Exercise-based rehabilitation for coronary heart disease
October 23. 2000
The burden of cardiovascular disease world-wide is one of great concern to patients and health care agencies alike. Cardiac rehabilitation aims to restore patients with heart disease to health through exercise only based rehabilitation or comprehensive cardiac rehabilitation.
To determine the effectiveness of exercise only or exercise as part of a comprehensive cardiac rehabilitation programme on the mortality, morbidity, health-related quality of life (HRQoL) and modifiable cardiac risk factors of patients with coronary heart disease.
Electronic databases were searched for randomised controlled trials, using standardised trial filters, from the earliest date available to December 31st 1998.
Men and women of all ages, in hospital or community settings, who have had myocardial infarction, coronary artery bypass graft or percutaneous transluminal coronary angioplasty, or who have angina pectoris or coronary artery disease defined by angiography.
Data collection and analysis
Studies were selected independently by two reviewers, and data extracted independently.
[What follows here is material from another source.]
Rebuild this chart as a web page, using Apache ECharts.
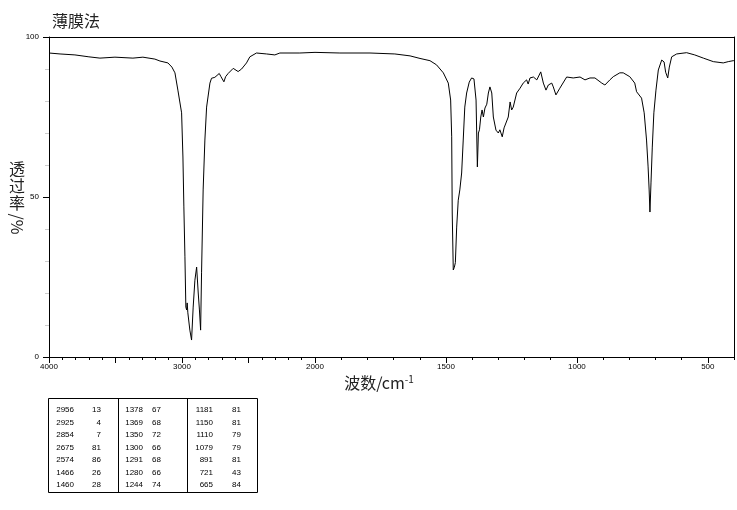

Authors were contacted where possible to obtain missing information.
This systematic review has allowed analysis of an increased number of patients from approximately 4500 in earlier meta-analyses to 8440 (7683 contributing to the total mortality outcome).
The pooled effect estimate for total mortality for the exercise only intervention shows a 27% reduction in all cause mortality (random effects model OR 0.73 95% confidence interval 0.54 to 0.98). Comprehensive cardiac rehabilitation reduced all cause mortality, but to a lesser degree (OR 0.87 95% confidence interval 0.71 to 1.05). Total cardiac mortality was reduced by 31% (random effects model OR 0.69 95% confidence interval 0.51 to 0.94) and 26% (random effects model OR 0.74 95% confidence interval 0.57 to 0.96) in the exercise only and comprehensive cardiac rehabilitation groups respectively. We found no evidence of an effect of the interventions on the occurrence of non-fatal myocardial infarction. There was a significant net reduction in total cholesterol (pooled WMD random effects model -0.57 mmol/l 95% confidence interval -0.83 to -0.31) and LDL (pooled WMD random effects model -0.51 mmol/l 95% confidence interval-0.82 -0.19) in the comprehensive cardiac rehabilitation group.
Exercise-based cardiac rehabilitation is effective in reducing cardiac deaths. It is not clear from this review whether exercise only or a comprehensive cardiac rehabilitation intervention is more beneficial. The population studied in this review is still predominantly male, middle aged and low risk. Identification of the ethnic origin of the participants was seldom reported. It is possible that patients who would have benefited most from the intervention were excluded from the trials on the grounds of age, sex or co-morbidity.